Introducing our Return to Analog series. All week, Glossy will be running stories on the fashion and beauty brands that are embracing all things analog and retro, including those eschewing social media marketing or AI and those embracing traditional crafts or print media.
Fast fashion is getting faster than ever. As companies like Shein standardize dirt-cheap prices and ultra-fast turnaround times, a growing number of brands are looking backward, investing in the kind of slow, traditional craftsmanship that has become increasingly rare.
Sarah Flint, a luxury women’s shoe designer, makes all of her namesake brand’s footwear in Italy, working with craftsmen who have been making leather shoes for generations. Working with these artisans is time-consuming, but worth it, she said. Making one pair of shoes can take up to 100 hours of labor and cost Sarah Flint more than $1,000 for materials and labor. But that time and investment are made up for by a unique product with handmade details that Flint said sets her brand apart from competitors.
But there are other positives beyond just the beauty of the product.
“By working with artisans, we don’t have the crazy high minimums that we would by working with more traditional manufacturers,” Flint said. “We can do smaller runs that are guaranteed to sell out at good margins.”
For the shoes that cost $1,000, for example, Flint only ordered 30 units. The run sold out at a $1,500 price point. Not every shoe Flint produces is that time-consuming or that limited. Still, across the supply chain, Sarah Flint’s factories and artisan partners make just 150-200 pairs of shoes a day. A standard-size shoe manufacturer using industrial assembly line technologies could produce 10 times that number.
There’s also the added benefit of appealing to a luxury customer who’s seeking a high-quality, handmade good. Flint said she takes every opportunity to highlight the brand’s artisan partners in marketing efforts.
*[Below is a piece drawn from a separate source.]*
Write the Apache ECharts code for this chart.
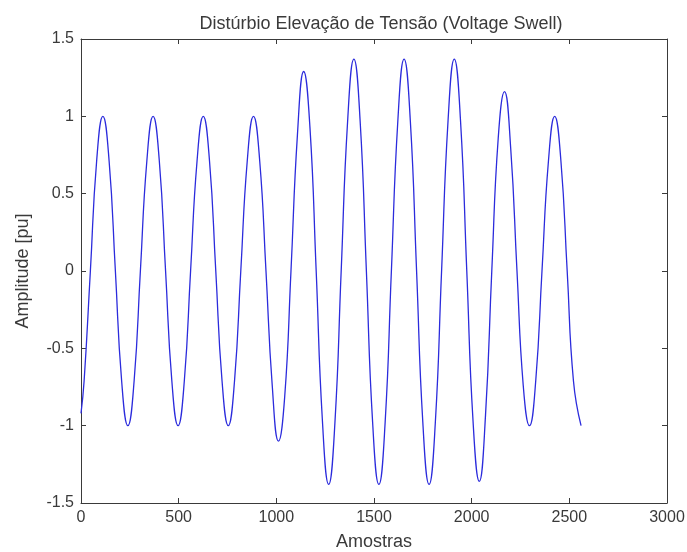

Her production manager regularly films videos from inside the workshops showing the shoemaking process to use on social media.
But every year, the number of expert craftsmen available to work with decreases, Flint said. Several of Flint’s partner factories are getting assistance from the Italian government, which pays a chunk of the laborers’ salaries. This is to help keep these manufacturers afloat amid a lack of new younger craftsmen available to take over the jobs vacated by elderly workers.
Around the fashion industry, companies like LVMH have started to invest in these traditional crafts to keep them alive. Late last year, LVMH and Tiffany & Co. began partnering with the Fashion Institute of Technology to train young jewelers. Kering has also invested in training new artisans in old crafts, with its Bottega Veneta brand announcing the launch of a school for craftsmen called the Academia Labor et Ingenium last October. Another company, Nest, connects brands like Madewell with artisans from around the world to make short runs of handmade goods.
And this year, an organization called Closely Crafted will launch its first apprenticeship match program for young artisans in New York City’s Garment District. Gigi Burris O’Hara, also the founder of the hat brand Gigi Burris, launched Closely Crafted in 2022, with backing from fashion talent including Markarian’s Alexandra O’Neill and Public School’s Maxwell Osborne.
According to Burris, the fashion industry has done a great job nurturing young designers in the U.S. through programs like the CFDA/Vogue Fashion Fund, but comparatively, there’s been much less funding for the new generation of young artisans.
“If we don’t foster artisan talent, then all those young designers won’t be able to grow their brands organically,” Burris said.
While working with local artisans can be expensive, they also offer lower minimum orders. As such, compared to a large industrial factory overseas, they make it easier for a young brand to get off the ground.
In the second quarter of this year, Closely Crafted will launch its first apprenticeship program, matching young applicants to artisans in the Garment District who can train them.
Burris has already been active alongside her husband, a leather craftsman, speaking to local New York City high schools about the potential of an artisan career. Moving forward, she said Closely Crafted may also launch a community job board focused on traditional fashion craftsmanship.
In addition to training programs, Markarian founder Alexandra O’Neill told Glossy there’s one big thing that brands can do to keep these crafts alive: Do business with craftspeople. She said she works with an artisan leatherworker in Queens who does split lacing by hand — he’s the only person in the city who does that specific craft. Not only does working with him keep the art form alive, it also means that Markarian gets a product that looks different than anything else out there.
“I encourage everybody to work with these artisans,” O’Neill said. “The biggest challenge for a designer is finding the right resources to make your product. But there are so many incredibly talented people here in New York City to work with.”